Task to carry out
Write out the full listing exactly as given, minus the images.

(Collected data)
· · · · ·
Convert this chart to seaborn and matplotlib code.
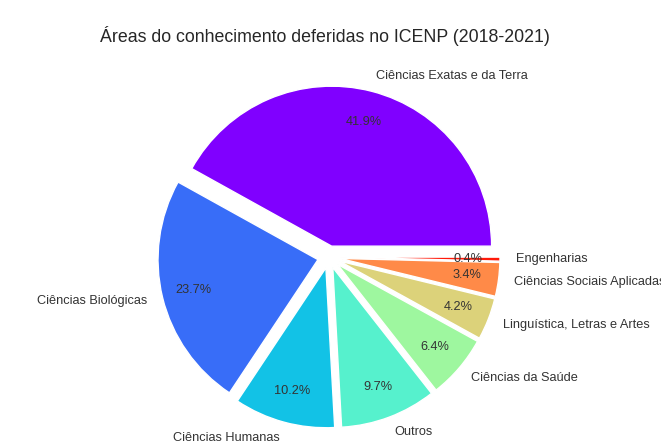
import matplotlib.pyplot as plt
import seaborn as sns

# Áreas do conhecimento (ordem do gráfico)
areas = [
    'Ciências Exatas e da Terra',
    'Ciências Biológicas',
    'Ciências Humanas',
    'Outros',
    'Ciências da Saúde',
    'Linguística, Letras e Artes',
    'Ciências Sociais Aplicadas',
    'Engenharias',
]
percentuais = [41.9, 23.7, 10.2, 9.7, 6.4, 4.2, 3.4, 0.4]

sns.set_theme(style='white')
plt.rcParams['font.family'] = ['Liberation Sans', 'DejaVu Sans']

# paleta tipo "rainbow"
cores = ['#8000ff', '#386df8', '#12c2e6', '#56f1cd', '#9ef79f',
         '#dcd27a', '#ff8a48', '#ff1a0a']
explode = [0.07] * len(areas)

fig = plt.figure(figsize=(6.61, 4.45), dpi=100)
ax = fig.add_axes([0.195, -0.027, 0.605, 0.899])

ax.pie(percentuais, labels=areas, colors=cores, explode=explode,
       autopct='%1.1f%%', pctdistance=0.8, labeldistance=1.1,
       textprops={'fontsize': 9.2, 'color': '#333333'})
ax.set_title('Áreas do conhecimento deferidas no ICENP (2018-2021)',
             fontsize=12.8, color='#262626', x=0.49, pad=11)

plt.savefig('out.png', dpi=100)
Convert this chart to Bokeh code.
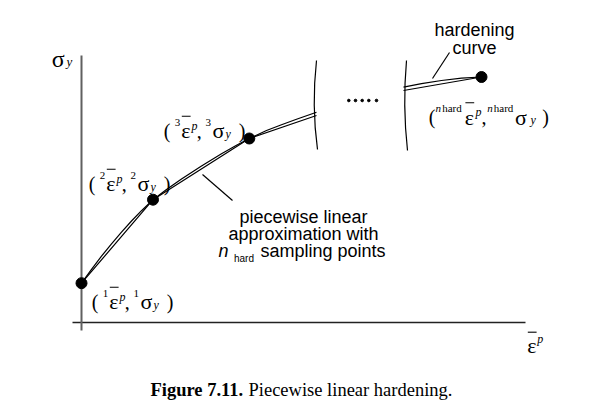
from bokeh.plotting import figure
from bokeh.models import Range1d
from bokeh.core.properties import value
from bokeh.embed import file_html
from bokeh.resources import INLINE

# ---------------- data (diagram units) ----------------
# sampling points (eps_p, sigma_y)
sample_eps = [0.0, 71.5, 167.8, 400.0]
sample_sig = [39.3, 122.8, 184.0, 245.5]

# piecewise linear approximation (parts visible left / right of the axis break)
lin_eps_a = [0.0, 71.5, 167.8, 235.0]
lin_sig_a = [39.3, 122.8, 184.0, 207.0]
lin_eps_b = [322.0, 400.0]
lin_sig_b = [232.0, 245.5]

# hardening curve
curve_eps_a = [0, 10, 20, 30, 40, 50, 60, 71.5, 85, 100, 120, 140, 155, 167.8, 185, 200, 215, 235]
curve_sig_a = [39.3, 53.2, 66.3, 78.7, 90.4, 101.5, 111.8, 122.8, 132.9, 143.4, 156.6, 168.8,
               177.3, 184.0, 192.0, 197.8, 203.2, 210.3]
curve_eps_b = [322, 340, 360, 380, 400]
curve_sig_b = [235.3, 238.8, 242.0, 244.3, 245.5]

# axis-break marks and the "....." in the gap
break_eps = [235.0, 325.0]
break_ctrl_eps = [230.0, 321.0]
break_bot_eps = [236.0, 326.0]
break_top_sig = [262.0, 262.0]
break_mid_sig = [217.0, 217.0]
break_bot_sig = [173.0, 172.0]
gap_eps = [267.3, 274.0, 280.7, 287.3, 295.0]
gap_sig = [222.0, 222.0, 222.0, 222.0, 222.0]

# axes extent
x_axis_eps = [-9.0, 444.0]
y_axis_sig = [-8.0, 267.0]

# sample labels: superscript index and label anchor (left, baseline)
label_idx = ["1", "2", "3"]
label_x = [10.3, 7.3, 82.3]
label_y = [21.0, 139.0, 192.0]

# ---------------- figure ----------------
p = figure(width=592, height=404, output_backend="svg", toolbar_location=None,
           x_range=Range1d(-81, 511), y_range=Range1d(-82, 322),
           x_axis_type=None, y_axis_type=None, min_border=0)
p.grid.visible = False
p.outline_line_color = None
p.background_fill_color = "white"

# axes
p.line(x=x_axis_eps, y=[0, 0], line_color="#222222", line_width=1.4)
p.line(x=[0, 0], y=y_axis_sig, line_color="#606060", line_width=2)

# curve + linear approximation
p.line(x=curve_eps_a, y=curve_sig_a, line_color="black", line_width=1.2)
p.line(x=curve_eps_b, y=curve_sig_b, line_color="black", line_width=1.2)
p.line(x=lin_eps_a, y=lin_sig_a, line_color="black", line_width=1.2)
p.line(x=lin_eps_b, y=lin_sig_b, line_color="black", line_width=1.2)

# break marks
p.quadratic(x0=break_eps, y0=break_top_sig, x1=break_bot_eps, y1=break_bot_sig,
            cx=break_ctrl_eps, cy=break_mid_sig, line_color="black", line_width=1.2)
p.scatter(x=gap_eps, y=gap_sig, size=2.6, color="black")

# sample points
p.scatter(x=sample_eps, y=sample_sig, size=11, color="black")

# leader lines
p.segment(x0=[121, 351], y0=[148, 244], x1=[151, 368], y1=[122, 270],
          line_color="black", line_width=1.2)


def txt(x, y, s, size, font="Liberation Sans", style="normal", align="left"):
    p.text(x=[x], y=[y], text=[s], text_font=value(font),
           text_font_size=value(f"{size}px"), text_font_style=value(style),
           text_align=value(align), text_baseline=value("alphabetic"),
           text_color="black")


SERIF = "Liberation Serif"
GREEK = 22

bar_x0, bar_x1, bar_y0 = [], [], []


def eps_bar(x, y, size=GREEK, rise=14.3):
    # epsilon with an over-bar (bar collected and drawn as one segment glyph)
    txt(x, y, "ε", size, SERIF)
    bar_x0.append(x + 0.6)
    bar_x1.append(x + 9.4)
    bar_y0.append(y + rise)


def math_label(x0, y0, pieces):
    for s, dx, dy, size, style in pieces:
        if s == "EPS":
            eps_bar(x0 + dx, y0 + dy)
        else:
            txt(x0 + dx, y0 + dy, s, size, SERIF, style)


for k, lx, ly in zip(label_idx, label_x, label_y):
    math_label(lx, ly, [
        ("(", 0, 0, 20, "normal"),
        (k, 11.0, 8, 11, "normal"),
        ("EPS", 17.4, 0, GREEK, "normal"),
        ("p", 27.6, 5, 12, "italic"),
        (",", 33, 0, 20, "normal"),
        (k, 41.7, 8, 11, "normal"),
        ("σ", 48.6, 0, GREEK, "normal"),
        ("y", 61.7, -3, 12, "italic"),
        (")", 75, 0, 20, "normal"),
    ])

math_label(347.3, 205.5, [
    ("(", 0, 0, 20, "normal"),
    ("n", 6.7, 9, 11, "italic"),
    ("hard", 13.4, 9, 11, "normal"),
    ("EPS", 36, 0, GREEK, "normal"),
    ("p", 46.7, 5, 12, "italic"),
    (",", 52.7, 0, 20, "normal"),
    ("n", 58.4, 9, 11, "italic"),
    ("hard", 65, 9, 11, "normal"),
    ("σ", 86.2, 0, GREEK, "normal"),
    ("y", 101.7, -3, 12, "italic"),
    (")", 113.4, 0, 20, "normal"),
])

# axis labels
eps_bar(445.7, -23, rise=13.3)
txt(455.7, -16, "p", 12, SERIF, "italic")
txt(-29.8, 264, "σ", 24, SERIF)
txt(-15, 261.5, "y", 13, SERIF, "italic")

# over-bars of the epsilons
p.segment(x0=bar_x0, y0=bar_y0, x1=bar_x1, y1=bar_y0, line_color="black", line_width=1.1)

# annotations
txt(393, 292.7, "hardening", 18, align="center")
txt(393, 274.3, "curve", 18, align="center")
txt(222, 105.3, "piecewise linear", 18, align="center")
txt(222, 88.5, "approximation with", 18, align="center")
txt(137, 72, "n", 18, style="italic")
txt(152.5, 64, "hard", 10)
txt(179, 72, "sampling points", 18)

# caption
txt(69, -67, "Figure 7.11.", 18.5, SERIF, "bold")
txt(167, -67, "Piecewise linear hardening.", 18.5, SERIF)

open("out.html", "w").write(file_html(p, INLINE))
· · · · ·
Result
Convert this chart to seaborn and matplotlib code.
import matplotlib.pyplot as plt
import seaborn as sns

# Áreas do conhecimento (ordem do gráfico)
areas = [
    'Ciências Exatas e da Terra',
    'Ciências Biológicas',
    'Ciências Humanas',
    'Outros',
    'Ciências da Saúde',
    'Linguística, Letras e Artes',
    'Ciências Sociais Aplicadas',
    'Engenharias',
]
percentuais = [41.9, 23.7, 10.2, 9.7, 6.4, 4.2, 3.4, 0.4]

sns.set_theme(style='white')
plt.rcParams['font.family'] = ['Liberation Sans', 'DejaVu Sans']

# paleta tipo "rainbow"
cores = ['#8000ff', '#386df8', '#12c2e6', '#56f1cd', '#9ef79f',
         '#dcd27a', '#ff8a48', '#ff1a0a']
explode = [0.07] * len(areas)

fig = plt.figure(figsize=(6.61, 4.45), dpi=100)
ax = fig.add_axes([0.195, -0.027, 0.605, 0.899])

ax.pie(percentuais, labels=areas, colors=cores, explode=explode,
       autopct='%1.1f%%', pctdistance=0.8, labeldistance=1.1,
       textprops={'fontsize': 9.2, 'color': '#333333'})
ax.set_title('Áreas do conhecimento deferidas no ICENP (2018-2021)',
             fontsize=12.8, color='#262626', x=0.49, pad=11)

plt.savefig('out.png', dpi=100)
Convert this chart to Bokeh code.
from bokeh.plotting import figure
from bokeh.models import Range1d
from bokeh.core.properties import value
from bokeh.embed import file_html
from bokeh.resources import INLINE

# ---------------- data (diagram units) ----------------
# sampling points (eps_p, sigma_y)
sample_eps = [0.0, 71.5, 167.8, 400.0]
sample_sig = [39.3, 122.8, 184.0, 245.5]

# piecewise linear approximation (parts visible left / right of the axis break)
lin_eps_a = [0.0, 71.5, 167.8, 235.0]
lin_sig_a = [39.3, 122.8, 184.0, 207.0]
lin_eps_b = [322.0, 400.0]
lin_sig_b = [232.0, 245.5]

# hardening curve
curve_eps_a = [0, 10, 20, 30, 40, 50, 60, 71.5, 85, 100, 120, 140, 155, 167.8, 185, 200, 215, 235]
curve_sig_a = [39.3, 53.2, 66.3, 78.7, 90.4, 101.5, 111.8, 122.8, 132.9, 143.4, 156.6, 168.8,
               177.3, 184.0, 192.0, 197.8, 203.2, 210.3]
curve_eps_b = [322, 340, 360, 380, 400]
curve_sig_b = [235.3, 238.8, 242.0, 244.3, 245.5]

# axis-break marks and the "....." in the gap
break_eps = [235.0, 325.0]
break_ctrl_eps = [230.0, 321.0]
break_bot_eps = [236.0, 326.0]
break_top_sig = [262.0, 262.0]
break_mid_sig = [217.0, 217.0]
break_bot_sig = [173.0, 172.0]
gap_eps = [267.3, 274.0, 280.7, 287.3, 295.0]
gap_sig = [222.0, 222.0, 222.0, 222.0, 222.0]

# axes extent
x_axis_eps = [-9.0, 444.0]
y_axis_sig = [-8.0, 267.0]

# sample labels: superscript index and label anchor (left, baseline)
label_idx = ["1", "2", "3"]
label_x = [10.3, 7.3, 82.3]
label_y = [21.0, 139.0, 192.0]

# ---------------- figure ----------------
p = figure(width=592, height=404, output_backend="svg", toolbar_location=None,
           x_range=Range1d(-81, 511), y_range=Range1d(-82, 322),
           x_axis_type=None, y_axis_type=None, min_border=0)
p.grid.visible = False
p.outline_line_color = None
p.background_fill_color = "white"

# axes
p.line(x=x_axis_eps, y=[0, 0], line_color="#222222", line_width=1.4)
p.line(x=[0, 0], y=y_axis_sig, line_color="#606060", line_width=2)

# curve + linear approximation
p.line(x=curve_eps_a, y=curve_sig_a, line_color="black", line_width=1.2)
p.line(x=curve_eps_b, y=curve_sig_b, line_color="black", line_width=1.2)
p.line(x=lin_eps_a, y=lin_sig_a, line_color="black", line_width=1.2)
p.line(x=lin_eps_b, y=lin_sig_b, line_color="black", line_width=1.2)

# break marks
p.quadratic(x0=break_eps, y0=break_top_sig, x1=break_bot_eps, y1=break_bot_sig,
            cx=break_ctrl_eps, cy=break_mid_sig, line_color="black", line_width=1.2)
p.scatter(x=gap_eps, y=gap_sig, size=2.6, color="black")

# sample points
p.scatter(x=sample_eps, y=sample_sig, size=11, color="black")

# leader lines
p.segment(x0=[121, 351], y0=[148, 244], x1=[151, 368], y1=[122, 270],
          line_color="black", line_width=1.2)


def txt(x, y, s, size, font="Liberation Sans", style="normal", align="left"):
    p.text(x=[x], y=[y], text=[s], text_font=value(font),
           text_font_size=value(f"{size}px"), text_font_style=value(style),
           text_align=value(align), text_baseline=value("alphabetic"),
           text_color="black")


SERIF = "Liberation Serif"
GREEK = 22

bar_x0, bar_x1, bar_y0 = [], [], []


def eps_bar(x, y, size=GREEK, rise=14.3):
    # epsilon with an over-bar (bar collected and drawn as one segment glyph)
    txt(x, y, "ε", size, SERIF)
    bar_x0.append(x + 0.6)
    bar_x1.append(x + 9.4)
    bar_y0.append(y + rise)


def math_label(x0, y0, pieces):
    for s, dx, dy, size, style in pieces:
        if s == "EPS":
            eps_bar(x0 + dx, y0 + dy)
        else:
            txt(x0 + dx, y0 + dy, s, size, SERIF, style)


for k, lx, ly in zip(label_idx, label_x, label_y):
    math_label(lx, ly, [
        ("(", 0, 0, 20, "normal"),
        (k, 11.0, 8, 11, "normal"),
        ("EPS", 17.4, 0, GREEK, "normal"),
        ("p", 27.6, 5, 12, "italic"),
        (",", 33, 0, 20, "normal"),
        (k, 41.7, 8, 11, "normal"),
        ("σ", 48.6, 0, GREEK, "normal"),
        ("y", 61.7, -3, 12, "italic"),
        (")", 75, 0, 20, "normal"),
    ])

math_label(347.3, 205.5, [
    ("(", 0, 0, 20, "normal"),
    ("n", 6.7, 9, 11, "italic"),
    ("hard", 13.4, 9, 11, "normal"),
    ("EPS", 36, 0, GREEK, "normal"),
    ("p", 46.7, 5, 12, "italic"),
    (",", 52.7, 0, 20, "normal"),
    ("n", 58.4, 9, 11, "italic"),
    ("hard", 65, 9, 11, "normal"),
    ("σ", 86.2, 0, GREEK, "normal"),
    ("y", 101.7, -3, 12, "italic"),
    (")", 113.4, 0, 20, "normal"),
])

# axis labels
eps_bar(445.7, -23, rise=13.3)
txt(455.7, -16, "p", 12, SERIF, "italic")
txt(-29.8, 264, "σ", 24, SERIF)
txt(-15, 261.5, "y", 13, SERIF, "italic")

# over-bars of the epsilons
p.segment(x0=bar_x0, y0=bar_y0, x1=bar_x1, y1=bar_y0, line_color="black", line_width=1.1)

# annotations
txt(393, 292.7, "hardening", 18, align="center")
txt(393, 274.3, "curve", 18, align="center")
txt(222, 105.3, "piecewise linear", 18, align="center")
txt(222, 88.5, "approximation with", 18, align="center")
txt(137, 72, "n", 18, style="italic")
txt(152.5, 64, "hard", 10)
txt(179, 72, "sampling points", 18)

# caption
txt(69, -67, "Figure 7.11.", 18.5, SERIF, "bold")
txt(167, -67, "Piecewise linear hardening.", 18.5, SERIF)

open("out.html", "w").write(file_html(p, INLINE))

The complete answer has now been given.